| Data segment |
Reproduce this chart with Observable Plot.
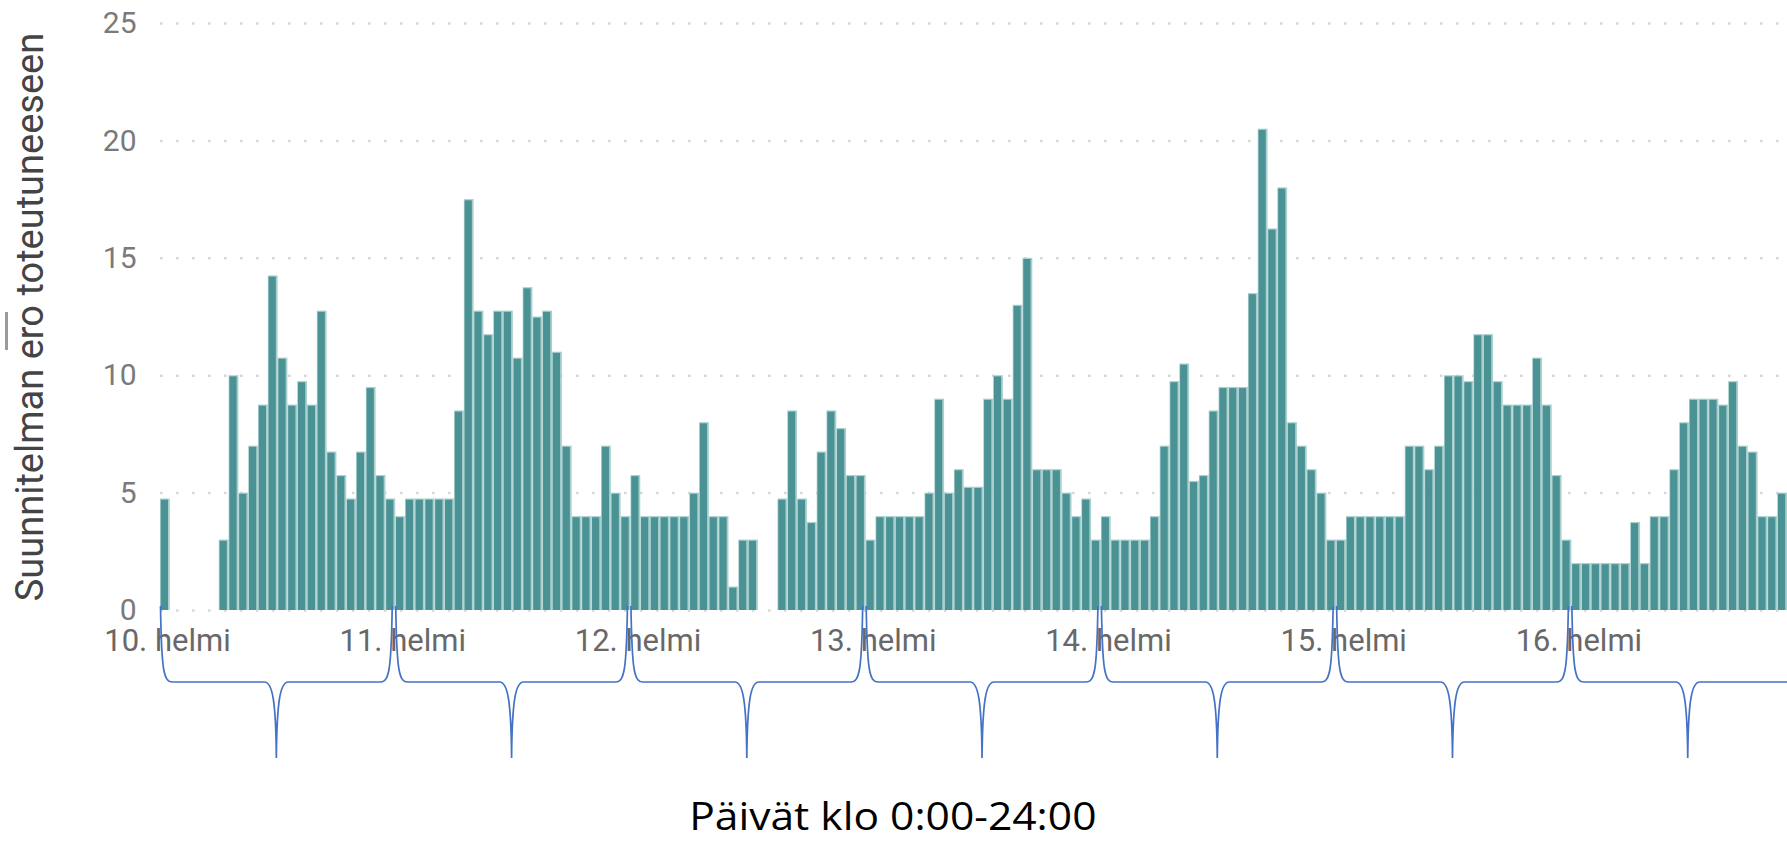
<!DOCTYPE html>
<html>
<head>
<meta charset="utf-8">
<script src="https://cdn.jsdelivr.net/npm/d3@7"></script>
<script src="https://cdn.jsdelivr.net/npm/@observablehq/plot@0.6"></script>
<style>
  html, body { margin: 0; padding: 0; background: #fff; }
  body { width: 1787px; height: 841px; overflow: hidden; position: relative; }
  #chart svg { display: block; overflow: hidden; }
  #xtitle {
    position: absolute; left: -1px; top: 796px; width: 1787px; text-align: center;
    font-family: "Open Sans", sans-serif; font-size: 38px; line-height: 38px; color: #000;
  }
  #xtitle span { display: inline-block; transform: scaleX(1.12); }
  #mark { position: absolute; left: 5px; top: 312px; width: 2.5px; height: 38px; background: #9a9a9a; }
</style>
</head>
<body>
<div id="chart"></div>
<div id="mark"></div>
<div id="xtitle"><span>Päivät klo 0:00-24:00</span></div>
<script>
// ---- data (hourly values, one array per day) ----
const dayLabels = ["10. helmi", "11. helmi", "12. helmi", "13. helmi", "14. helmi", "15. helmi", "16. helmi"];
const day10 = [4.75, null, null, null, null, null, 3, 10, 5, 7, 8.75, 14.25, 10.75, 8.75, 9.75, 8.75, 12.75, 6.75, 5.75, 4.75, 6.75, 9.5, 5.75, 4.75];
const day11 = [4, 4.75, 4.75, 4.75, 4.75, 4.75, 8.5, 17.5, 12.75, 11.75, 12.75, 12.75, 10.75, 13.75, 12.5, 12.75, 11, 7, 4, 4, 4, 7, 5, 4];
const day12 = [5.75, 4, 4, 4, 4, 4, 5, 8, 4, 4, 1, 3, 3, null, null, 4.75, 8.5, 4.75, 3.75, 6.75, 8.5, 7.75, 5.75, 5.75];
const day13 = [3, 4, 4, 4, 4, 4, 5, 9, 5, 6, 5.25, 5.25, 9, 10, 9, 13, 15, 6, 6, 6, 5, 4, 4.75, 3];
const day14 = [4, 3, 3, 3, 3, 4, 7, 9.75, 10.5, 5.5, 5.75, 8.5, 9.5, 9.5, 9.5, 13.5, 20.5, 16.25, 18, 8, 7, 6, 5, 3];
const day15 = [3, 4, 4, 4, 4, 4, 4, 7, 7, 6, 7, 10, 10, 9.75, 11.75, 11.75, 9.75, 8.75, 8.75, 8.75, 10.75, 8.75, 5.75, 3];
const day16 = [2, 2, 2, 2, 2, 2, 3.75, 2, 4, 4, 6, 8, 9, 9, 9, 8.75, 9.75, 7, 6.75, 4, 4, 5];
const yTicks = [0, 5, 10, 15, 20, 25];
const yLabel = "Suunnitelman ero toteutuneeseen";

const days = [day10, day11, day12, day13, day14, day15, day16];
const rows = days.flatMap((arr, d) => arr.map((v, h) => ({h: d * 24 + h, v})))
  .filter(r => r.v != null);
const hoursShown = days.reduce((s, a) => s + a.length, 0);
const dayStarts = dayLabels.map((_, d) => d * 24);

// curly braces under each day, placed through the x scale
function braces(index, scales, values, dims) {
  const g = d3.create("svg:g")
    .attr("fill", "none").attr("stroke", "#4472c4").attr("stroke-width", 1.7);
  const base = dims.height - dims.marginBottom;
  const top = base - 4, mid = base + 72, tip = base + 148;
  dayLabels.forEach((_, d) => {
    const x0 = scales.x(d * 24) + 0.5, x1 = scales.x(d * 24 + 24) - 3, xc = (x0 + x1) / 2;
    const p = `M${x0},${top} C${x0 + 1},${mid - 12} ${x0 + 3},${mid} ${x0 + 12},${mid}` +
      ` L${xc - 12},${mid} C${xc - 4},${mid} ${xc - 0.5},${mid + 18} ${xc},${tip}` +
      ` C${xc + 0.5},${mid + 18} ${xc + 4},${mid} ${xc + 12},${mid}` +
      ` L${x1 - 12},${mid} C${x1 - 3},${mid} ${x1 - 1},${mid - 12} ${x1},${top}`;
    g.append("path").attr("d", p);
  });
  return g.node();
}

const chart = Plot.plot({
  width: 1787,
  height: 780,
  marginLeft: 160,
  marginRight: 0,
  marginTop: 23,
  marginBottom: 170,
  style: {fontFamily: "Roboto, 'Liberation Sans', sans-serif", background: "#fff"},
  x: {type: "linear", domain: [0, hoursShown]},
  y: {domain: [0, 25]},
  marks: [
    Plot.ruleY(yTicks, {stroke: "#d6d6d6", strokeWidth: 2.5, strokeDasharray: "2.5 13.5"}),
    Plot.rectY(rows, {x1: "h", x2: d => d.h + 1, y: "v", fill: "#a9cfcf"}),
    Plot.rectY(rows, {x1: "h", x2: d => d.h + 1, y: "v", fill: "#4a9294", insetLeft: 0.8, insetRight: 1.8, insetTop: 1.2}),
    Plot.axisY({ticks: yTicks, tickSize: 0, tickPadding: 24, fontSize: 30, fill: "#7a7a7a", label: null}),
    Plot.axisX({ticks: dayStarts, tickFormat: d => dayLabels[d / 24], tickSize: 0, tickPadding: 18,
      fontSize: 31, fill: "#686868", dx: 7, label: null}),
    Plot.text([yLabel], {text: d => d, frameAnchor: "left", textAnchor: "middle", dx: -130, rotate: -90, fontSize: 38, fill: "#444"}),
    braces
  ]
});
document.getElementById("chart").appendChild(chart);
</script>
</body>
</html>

| What the task asks |
Reproduce all of the material above word for word. Omit the pictures.

| Reply to the task |
Reproduce this chart with Observable Plot.
<!DOCTYPE html>
<html>
<head>
<meta charset="utf-8">
<script src="https://cdn.jsdelivr.net/npm/d3@7"></script>
<script src="https://cdn.jsdelivr.net/npm/@observablehq/plot@0.6"></script>
<style>
  html, body { margin: 0; padding: 0; background: #fff; }
  body { width: 1787px; height: 841px; overflow: hidden; position: relative; }
  #chart svg { display: block; overflow: hidden; }
  #xtitle {
    position: absolute; left: -1px; top: 796px; width: 1787px; text-align: center;
    font-family: "Open Sans", sans-serif; font-size: 38px; line-height: 38px; color: #000;
  }
  #xtitle span { display: inline-block; transform: scaleX(1.12); }
  #mark { position: absolute; left: 5px; top: 312px; width: 2.5px; height: 38px; background: #9a9a9a; }
</style>
</head>
<body>
<div id="chart"></div>
<div id="mark"></div>
<div id="xtitle"><span>Päivät klo 0:00-24:00</span></div>
<script>
// ---- data (hourly values, one array per day) ----
const dayLabels = ["10. helmi", "11. helmi", "12. helmi", "13. helmi", "14. helmi", "15. helmi", "16. helmi"];
const day10 = [4.75, null, null, null, null, null, 3, 10, 5, 7, 8.75, 14.25, 10.75, 8.75, 9.75, 8.75, 12.75, 6.75, 5.75, 4.75, 6.75, 9.5, 5.75, 4.75];
const day11 = [4, 4.75, 4.75, 4.75, 4.75, 4.75, 8.5, 17.5, 12.75, 11.75, 12.75, 12.75, 10.75, 13.75, 12.5, 12.75, 11, 7, 4, 4, 4, 7, 5, 4];
const day12 = [5.75, 4, 4, 4, 4, 4, 5, 8, 4, 4, 1, 3, 3, null, null, 4.75, 8.5, 4.75, 3.75, 6.75, 8.5, 7.75, 5.75, 5.75];
const day13 = [3, 4, 4, 4, 4, 4, 5, 9, 5, 6, 5.25, 5.25, 9, 10, 9, 13, 15, 6, 6, 6, 5, 4, 4.75, 3];
const day14 = [4, 3, 3, 3, 3, 4, 7, 9.75, 10.5, 5.5, 5.75, 8.5, 9.5, 9.5, 9.5, 13.5, 20.5, 16.25, 18, 8, 7, 6, 5, 3];
const day15 = [3, 4, 4, 4, 4, 4, 4, 7, 7, 6, 7, 10, 10, 9.75, 11.75, 11.75, 9.75, 8.75, 8.75, 8.75, 10.75, 8.75, 5.75, 3];
const day16 = [2, 2, 2, 2, 2, 2, 3.75, 2, 4, 4, 6, 8, 9, 9, 9, 8.75, 9.75, 7, 6.75, 4, 4, 5];
const yTicks = [0, 5, 10, 15, 20, 25];
const yLabel = "Suunnitelman ero toteutuneeseen";

const days = [day10, day11, day12, day13, day14, day15, day16];
const rows = days.flatMap((arr, d) => arr.map((v, h) => ({h: d * 24 + h, v})))
  .filter(r => r.v != null);
const hoursShown = days.reduce((s, a) => s + a.length, 0);
const dayStarts = dayLabels.map((_, d) => d * 24);

// curly braces under each day, placed through the x scale
function braces(index, scales, values, dims) {
  const g = d3.create("svg:g")
    .attr("fill", "none").attr("stroke", "#4472c4").attr("stroke-width", 1.7);
  const base = dims.height - dims.marginBottom;
  const top = base - 4, mid = base + 72, tip = base + 148;
  dayLabels.forEach((_, d) => {
    const x0 = scales.x(d * 24) + 0.5, x1 = scales.x(d * 24 + 24) - 3, xc = (x0 + x1) / 2;
    const p = `M${x0},${top} C${x0 + 1},${mid - 12} ${x0 + 3},${mid} ${x0 + 12},${mid}` +
      ` L${xc - 12},${mid} C${xc - 4},${mid} ${xc - 0.5},${mid + 18} ${xc},${tip}` +
      ` C${xc + 0.5},${mid + 18} ${xc + 4},${mid} ${xc + 12},${mid}` +
      ` L${x1 - 12},${mid} C${x1 - 3},${mid} ${x1 - 1},${mid - 12} ${x1},${top}`;
    g.append("path").attr("d", p);
  });
  return g.node();
}

const chart = Plot.plot({
  width: 1787,
  height: 780,
  marginLeft: 160,
  marginRight: 0,
  marginTop: 23,
  marginBottom: 170,
  style: {fontFamily: "Roboto, 'Liberation Sans', sans-serif", background: "#fff"},
  x: {type: "linear", domain: [0, hoursShown]},
  y: {domain: [0, 25]},
  marks: [
    Plot.ruleY(yTicks, {stroke: "#d6d6d6", strokeWidth: 2.5, strokeDasharray: "2.5 13.5"}),
    Plot.rectY(rows, {x1: "h", x2: d => d.h + 1, y: "v", fill: "#a9cfcf"}),
    Plot.rectY(rows, {x1: "h", x2: d => d.h + 1, y: "v", fill: "#4a9294", insetLeft: 0.8, insetRight: 1.8, insetTop: 1.2}),
    Plot.axisY({ticks: yTicks, tickSize: 0, tickPadding: 24, fontSize: 30, fill: "#7a7a7a", label: null}),
    Plot.axisX({ticks: dayStarts, tickFormat: d => dayLabels[d / 24], tickSize: 0, tickPadding: 18,
      fontSize: 31, fill: "#686868", dx: 7, label: null}),
    Plot.text([yLabel], {text: d => d, frameAnchor: "left", textAnchor: "middle", dx: -130, rotate: -90, fontSize: 38, fill: "#444"}),
    braces
  ]
});
document.getElementById("chart").appendChild(chart);
</script>
</body>
</html>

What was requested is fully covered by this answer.